国際線だと時間はまだありますが、法律や規定が厄介になってきて、
・着陸してから◯◯分以内にドアを開けて乗客の自由を確保しなくてはならない(国毎に法律で決まってる)、とか、
・地上ハンドリングの提携先の無い空港に行くと放置され、結果的に上の法律に引っかかる可能性があり、滑走路長的には降りられるんだけど、その後の再就航に大きく影響のあるダイバート先の空港がその時々の契約が変わっている。とか。(これは準備で調べとくしかないです)
・ダイバートしてから勤務時間が大幅にオーバーする場合の疲労と安全の兼ね合い

等、の調整を英語で行う必要があったりなど、様々なことを考慮しなくてはなりません。

そして代替飛行場に行く場合は、機長も海外だと初めての空港だったりするので「現在のアプローチの方式で代替飛行場のCDU準備しときましょうか」くらい言えると尚親切だと思います。
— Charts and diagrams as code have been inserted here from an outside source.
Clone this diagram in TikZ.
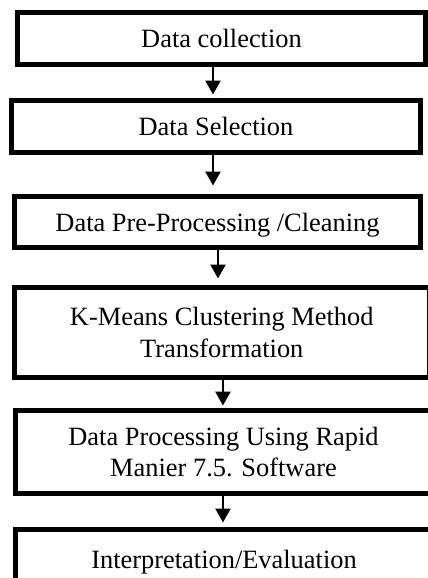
\documentclass[tikz,border=0pt]{standalone}
\usepackage{fontspec}
\setmainfont{Liberation Serif}
\usetikzlibrary{arrows.meta}
\tikzset{
  stage/.style={draw,line width=2.5pt,inner sep=0pt,align=center},
  single/.style={text height=9pt,text depth=0pt},
  flow/.style={->,line width=1.3pt}
}
\begin{document}
\begin{tikzpicture}[x=0.5pt,y=-0.5pt,>={Triangle[length=7pt,width=7.5pt]},font=\fontsize{13.2}{15.75}\selectfont]
\clip (0,0) rectangle (428,578);
\node[stage,single,minimum width=204pt,minimum height=26pt] (collect) at (221.5,38.5) {Data collection};
\node[stage,single,minimum width=204.5pt,minimum height=26pt] (select) at (216,126.5) {Data Selection};
\node[stage,single,minimum width=203pt,minimum height=25.5pt] (clean) at (217.5,222) {Data Pre-Processing /Cleaning};
\node[stage,minimum width=207.25pt,minimum height=45pt] (kmeans) at (221.75,332.5) {K-Means Clustering Method\\Transformation};
\node[stage,minimum width=208pt,minimum height=41.5pt] (rapid) at (223.5,452) {Data Processing Using Rapid\\Manier 7.5. Software};
\node[stage,single,text depth=5.5pt,minimum width=209pt,minimum height=35pt] (interp) at (224,564.5) {Interpretation/Evaluation};
\foreach \a/\b/\dx/\gap in {collect/select/-4.25/1.75,select/clean/-1.5/4.25,clean/kmeans/0.25/3.25,kmeans/rapid/0.6/1.25,rapid/interp/-0.25/2.25}
  {\draw[flow,shorten >=\gap pt] ([xshift=\dx pt]\a.south) -- ([xshift=\dx pt]\a.south |- \b.north);}
\end{tikzpicture}
\end{document}
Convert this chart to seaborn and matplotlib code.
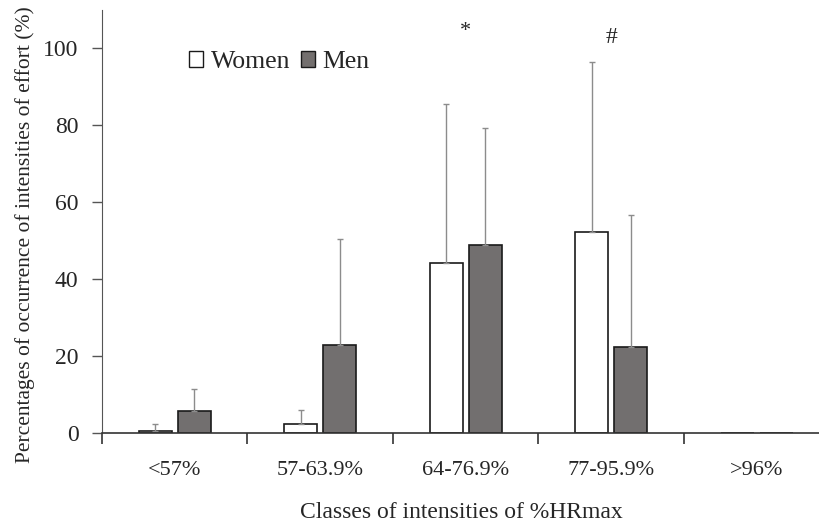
import numpy as np
import pandas as pd
import matplotlib
matplotlib.use('Agg')
import matplotlib.pyplot as plt
import seaborn as sns
from matplotlib.patches import Patch

# Data
classes = ['<57%', '57-63.9%', '64-76.9%', '77-95.9%', '>96%']
women = [0.6, 2.3, 44.3, 52.3, 0.0]
men = [5.8, 23.0, 48.8, 22.3, 0.0]
women_sd = [1.7, 3.6, 41.2, 44.1, 0.0]
men_sd = [5.7, 27.4, 30.4, 34.5, 0.0]
marks = ['', '', '*', '#', '']

df = pd.DataFrame({
    'Class': classes * 2,
    'Pct': women + men,
    'Sex': ['Women'] * len(classes) + ['Men'] * len(classes),
})

sns.set_style('ticks')
plt.rcParams['font.family'] = ['Liberation Serif', 'DejaVu Serif']

fig = plt.figure(figsize=(8.2, 5.25), dpi=100)
ax = fig.add_axes([0.1244, 0.1752, 0.8756, 0.8057])

colors = {'Women': 'white', 'Men': '#736f6e'}
sns.barplot(data=df, x='Class', y='Pct', hue='Sex', order=classes,
            hue_order=['Women', 'Men'], palette=colors, edgecolor='#1a1a1a',
            linewidth=1.2, width=0.536, gap=0.154, errorbar=None,
            legend=False, ax=ax)

# one-sided error bars (upper SD only)
for cont, sd in zip(ax.containers, [women_sd, men_sd]):
    xs, ys, es = [], [], []
    for p, e in zip(cont.patches, sd):
        if e > 0:
            xs.append(p.get_x() + p.get_width() / 2)
            ys.append(p.get_height())
            es.append(e)
    ax.errorbar(xs, ys, yerr=[np.zeros(len(es)), es], fmt='none',
                ecolor='#8c8c8c', elinewidth=1.0, capsize=2.2, capthick=1.0,
                zorder=1)

# significance marks above groups
for i, m in enumerate(marks):
    if m == '*':
        ax.text(i, 102, m, ha='center', va='bottom', fontsize=16)
    elif m:
        ax.text(i, 100.2, m, ha='center', va='bottom', fontsize=17)

ax.set_xlim(-0.5, 4.435)
ax.set_ylim(0, 110)
ax.set_yticks([0, 20, 40, 60, 80, 100])
ax.set_xticks(range(len(classes)))
ax.set_xticklabels(classes)
ax.set_xticks(np.arange(len(classes)) - 0.5, minor=True)
ax.tick_params(axis='x', which='major', length=0, pad=20, labelsize=16)
ax.tick_params(axis='x', which='minor', length=8, width=1.2, color='#333333')
ax.tick_params(axis='y', length=7, width=1.0, color='#555555', labelsize=17,
               pad=10)

for s in ['top', 'right']:
    ax.spines[s].set_visible(False)
ax.spines['left'].set_color('#555555')
ax.spines['bottom'].set_color('#333333')
ax.spines['bottom'].set_linewidth(1.2)

ax.set_xlabel('Classes of intensities of %HRmax', fontsize=17, labelpad=16)
ax.set_ylabel('Percentages of occurrence of intensities of effort (%)',
              fontsize=15.5)
ax.yaxis.set_label_coords(-0.094, 0.468)

handles = [Patch(facecolor='white', edgecolor='#1a1a1a', label='Women'),
           Patch(facecolor='#736f6e', edgecolor='#1a1a1a', label='Men')]
ax.legend(handles=handles, loc='center left', bbox_to_anchor=(0.121, 0.877),
          ncol=2, frameon=False, fontsize=18.5, handlelength=0.55,
          handleheight=0.55, handletextpad=0.3, columnspacing=0.4,
          borderpad=0, borderaxespad=0)

fig.savefig('out.png', dpi=100)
日本だと行ったことがある空港が殆どですが、中国でダイバートとか想像しただけで大変そうです。

そして、マーフィーの法則よろしく、準備しておけば大体ダイバートすることはありません

補佐とは

ここまで偉そうに書いておきながら、自分でもこんな概要で必要十分かはまだ模索中です。大体3ヶ月に1回くらいは脳に汗をかく瞬間があって、補佐としてのFOの技量を試される場面があります。

METARひとつとっても、その事実を元に、補佐としてのFOの仮説を加えること。
そしてその仮説に基づき、想像力を持って自分の意図を加えて機長に伝える。

もっとこういう事を提案出来た方が良かったなとか、規程の理解が曖昧だったなぁとか、こういうメモを作っとかないと時間が無いときは頭が回らないなぁとか、毎回勉強させられる日々です。

結局補佐する自分を補佐する知識や勘、経験のエキスを抽出した準備が必要だというのが全てだと思います。

特に、我々は「待っていれば誰かが助けてくれる」という受動的スタンスをとって時間が解決してくれる仕事では無いですので。「失敗しても命までは取られない」という数々のビジネス書とは違います。「失敗は許されない」その中で安全もマージンを状況によってコントロールしていくのが仕事ですので、No GOならそれなりの理由も必要です。それには思いつきで対応出来ないので、せっかく出来た時間ですので同期とZOOM会議して想定訓練でもしようかなと思った次第です。

Stay Home。今月まだ一回も飛んでません。

皆様有意義な人生の1日をお過ごし下さい。